Der Rechtsstreit betraf ein zusammen zur Einkommensteuer veranlagtes Ehepaar, dem der Steuerbescheid durch förmliche Zustellung bekanntgegeben worden war. Das Finanzamt hatte eine förmliche Zustellung veranlaßt, weil das Ehepaar keine Steuererklärung abgegeben hatte und die Besteuerungsgrundlagen daher geschätzt werden mußten. Der Bescheid war in einfacher Ausfertigung an „Herrn und Frau Friedrich X und Anna X … ” adressiert und wurde nach einem vergeblichen Zustellungsversuch in der Wohnung der Eheleute bei der Postanstalt niedergelegt. Von dort ist die Sendung nicht abgefordert worden. Drei Jahre später berief sich das Ehepaar darauf, daß der Bescheid wegen mangelhafter Zustellung unwirksam sei.
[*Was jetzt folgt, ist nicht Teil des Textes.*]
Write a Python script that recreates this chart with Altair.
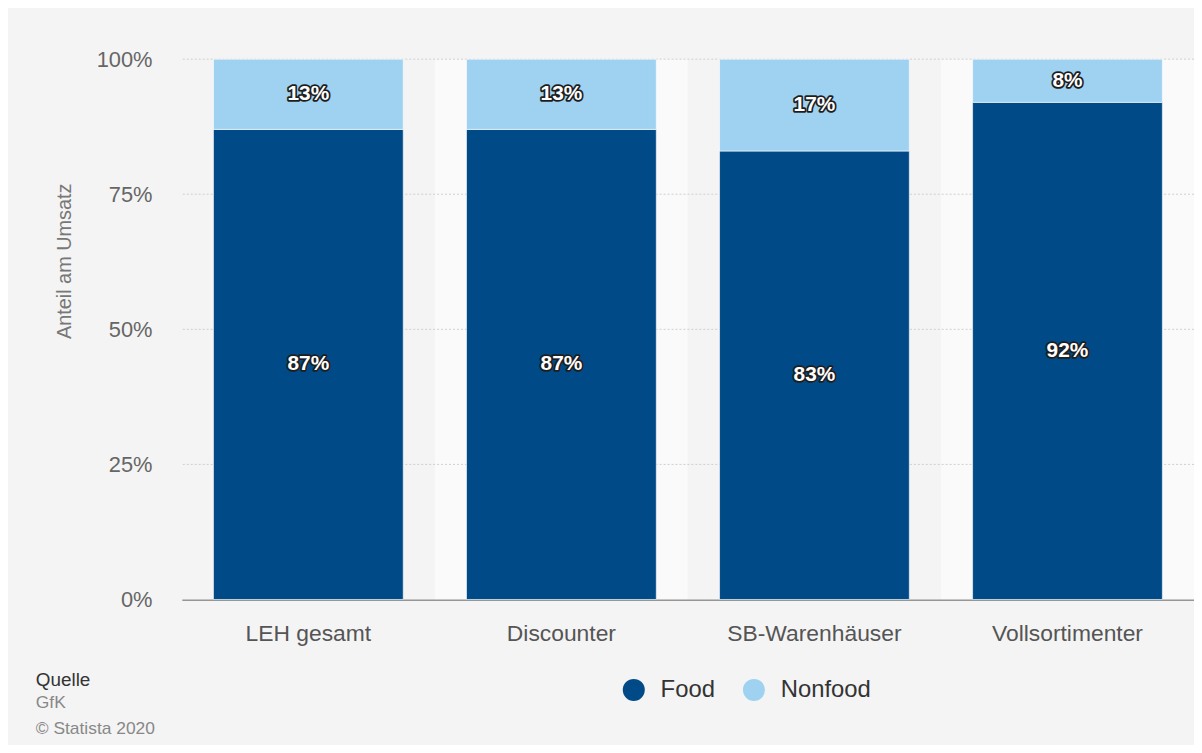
import altair as alt
import pandas as pd

categories = ["LEH gesamt", "Discounter", "SB-Warenhäuser", "Vollsortimenter"]
food = [87, 87, 83, 92]
nonfood = [13, 13, 17, 8]
series = ["Food", "Nonfood"]
series_colors = ["#004b87", "#9fd2f1"]
band_shades = ["#f4f4f4", "#fafafa", "#f4f4f4", "#fafafa"]
y_ticks = [0, 0.25, 0.5, 0.75, 1.0]
grid_ticks = [0.25, 0.5, 0.75, 1.0]

rows = []
for i, c in enumerate(categories):
    rows.append({"cat": c, "series": "Food", "value": food[i] / 100, "ord": 0,
                 "mid": food[i] / 200, "label": f"{food[i]}%"})
    rows.append({"cat": c, "series": "Nonfood", "value": nonfood[i] / 100, "ord": 1,
                 "mid": (food[i] + nonfood[i] / 2) / 100, "label": f"{nonfood[i]}%"})
df = pd.DataFrame(rows)
bands = pd.DataFrame({"cat": categories, "shade": band_shades})
grid = pd.DataFrame({"y": grid_ticks})

x_enc = alt.X(
    "cat:N", sort=categories, title=None,
    scale=alt.Scale(paddingInner=0.25, paddingOuter=0.125),
    axis=alt.Axis(labelAngle=0, labelFontSize=23, labelColor="#555555",
                  domainColor="#333333", domainWidth=1, ticks=False,
                  labelPadding=23, grid=False),
)
y_scale = alt.Scale(domain=[0, 1], nice=False)

band_layer = alt.Chart(bands).mark_bar(width=alt.RelativeBandSize(4 / 3)).encode(
    x=x_enc,
    y=alt.Y(datum=1, scale=y_scale),
    y2=alt.Y2(datum=0),
    fill=alt.Fill("shade:N", scale=None, legend=None),
)

grid_layer = alt.Chart(grid).mark_rule(color="#cfcfcf", strokeDash=[2, 2], strokeWidth=1).encode(
    y=alt.Y("y:Q", scale=y_scale),
)

bars = alt.Chart(df).mark_bar(stroke="#ffffff", strokeWidth=0.6).encode(
    x=alt.X("cat:N", sort=categories),
    y=alt.Y(
        "value:Q", stack="zero", scale=y_scale,
        title="Anteil am Umsatz",
        axis=alt.Axis(values=y_ticks, format=".0%", grid=False, domain=False,
                      ticks=False, labelFontSize=22, labelColor="#666666",
                      labelPadding=30, titleFontSize=20, titleFontWeight="normal",
                      titleColor="#777777", titleX=-118, titleY=203,
                      titleAngle=270, titleBaseline="middle", titleAlign="center"),
    ),
    color=alt.Color(
        "series:N",
        scale=alt.Scale(domain=series, range=series_colors),
        legend=alt.Legend(title=None, orient="none", direction="horizontal",
                          legendX=443, legendY=623, symbolType="circle",
                          symbolSize=490, symbolStrokeWidth=0,
                          labelFontSize=24, labelColor="#333333",
                          labelOffset=15, columnPadding=27, padding=0),
    ),
    order=alt.Order("ord:Q", sort="ascending"),
)

outline = alt.Chart(df).mark_text(
    fontSize=21, fontWeight="bold", color="#1e1e1e", stroke="#1e1e1e",
    strokeWidth=3.5, strokeJoin="round", baseline="middle",
).encode(
    x=alt.X("cat:N", sort=categories),
    y=alt.Y("mid:Q", scale=y_scale),
    text="label:N",
)

labels = alt.Chart(df).mark_text(
    fontSize=21, fontWeight="bold", color="#ffffff", baseline="middle",
).encode(
    x=alt.X("cat:N", sort=categories),
    y=alt.Y("mid:Q", scale=y_scale),
    text="label:N",
)

chart = alt.layer(band_layer, grid_layer, bars, outline, labels).properties(
    width=1019,
    height=544,
    autosize=alt.AutoSizeParams(type="none"),
    padding={"left": 175, "top": 49, "right": 0, "bottom": 144},
    background="#f4f4f4",
    title=alt.Title(
        "Quelle",
        subtitle=["GfK", "© Statista 2020"],
        orient="bottom", anchor="start", frame="bounds",
        fontSize=19, fontWeight="normal", color="#333333",
        subtitleFontSize=17.5, subtitleColor="#888888",
        subtitleLineHeight=26, subtitlePadding=4, offset=-31, dx=-19,
    ),
).configure(
    font="Liberation Sans",
).configure_view(stroke=None)

chart.save("out.html", embed_options={"renderer": "svg", "actions": False})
Dieser Auffassung hat sich der BFH angeschlossen. Dabei ging er davon aus, daß im Falle der Zusammenveranlagung von Ehegatten zur Einkommensteuer zusammengefaßte Einkommensteuerbescheide ergehen ( § 155 Abs. 3 AO ). Der BFH betont, daß es sich bei zusammengefaßten Bescheiden nicht um einen einheitlichen Verwaltungsakt , sondern um eine – aus Zweckmäßigkeitsgründen zusammengefaßte – Mehrheit von Bescheiden handelt. Sie können demgemäß nur in der weise förmlich zugestellt werden, daß jedem der Adressaten eine Ausfertigung des Bescheids übergeben wird ( § 2 Abs. 1 Satz 1 VwZG ). Die förmliche Zustellung nur einer Bescheidausfertigung würde lediglich dann genügen, wenn – z. B. aufgrund der gemeinsamen Unterschrift auf der Steuererklärung – anzunehmen ist, daß sich beide Ehegatten gegenseitig bevollmächtigt haben. Eine solche Bevollmächtigung war aber im Streitfall nicht in Betracht gekommen, da die Ehegatten keine Steuererklärung abgegeben hatten.

Etwas anderes gilt für den Fall, daß ein zusammengefaßter Einkommensteuerbescheid nicht durch förmliche Zustellung, sondern durch formlose Übersendung mit der Post bekanntgegeben wird ( § 122 AO ). In einem solchen Fall reicht es für die Bekanntgabe von Einkommensteuerbescheiden an Ehegatten aus, wenn ihnen eine Ausfertigung unter ihrer gemeinsamen Anschrift übermittelt wird ( § 155 Abs. 5 AO ).